Incentives and the structure of the framework
This divergence has clear implications for incentives.
Thames Water illustrates this point. The 10x difference in RAV and MEAV reflects assets that have been depreciated out of the regulatory framework yet remain in active use.
Viewed against RAV, capital maintenance appears substantial, at around 20 per cent. Measured against the full physical asset base, it is closer to 2 per cent. Most of the infrastructure being maintained, in other words, sits outside the asset base on which returns are calculated.

Figure: Thames Water illustrative case study
This feature is not unique to water. In electricity transmission, regulators typically assume economic asset lives of around 45 years, while technical lives can extend well beyond that. Assets therefore remain in service after they have been largely depreciated for regulatory purposes.
The consequence is an asymmetry in how expenditure is treated. New capital investment, once added to the RAV, contributes directly to future returns. By contrast, maintaining assets that have already been depreciated does not increase the asset base in the same way.
Over time, this creates a structural bias. Investment that expands or renews the asset base is more directly linked to returns than expenditure on maintaining existing infrastructure. The framework does not dictate decisions, but it shapes the incentives around them.
There are signs this is playing out in practice.
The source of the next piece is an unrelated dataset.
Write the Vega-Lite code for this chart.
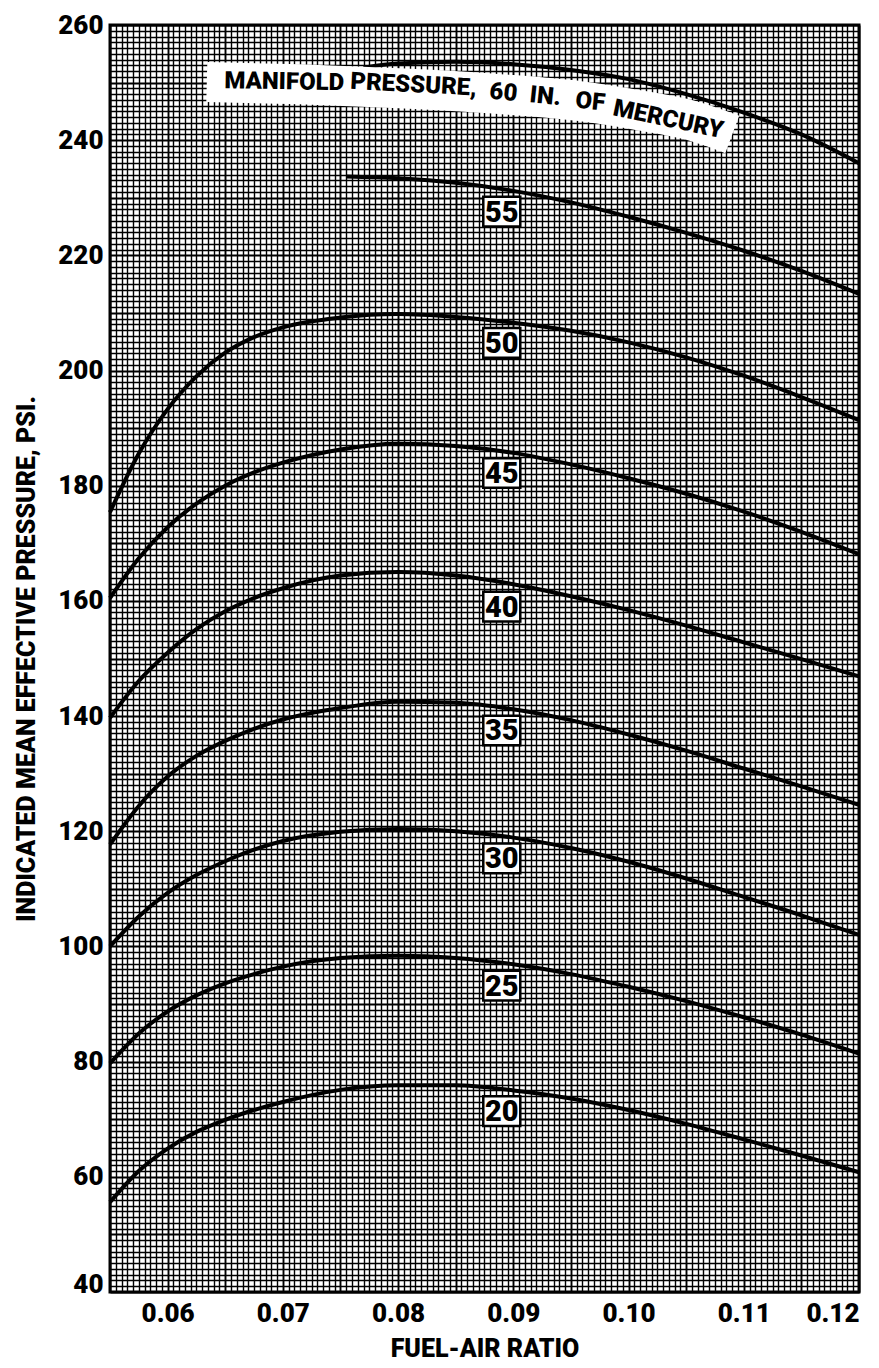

Real RAV across UK infrastructure has grown steadily in recent years, broadly outpacing underlying economic growth. Partly this reflects policy priorities, including investment linked to net zero. But it is also consistent with a system in which additions to the asset base are more directly rewarded than the upkeep of existing assets.

Figure: UK RAV growth over time
The gap between accounting value and physical reality is not new. But as infrastructure ages and capital needs increase, its effects are becoming harder to ignore.
The question is no longer whether the framework creates distortions, but whether it can continue to balance investment, affordability and long-term asset stewardship in their presence.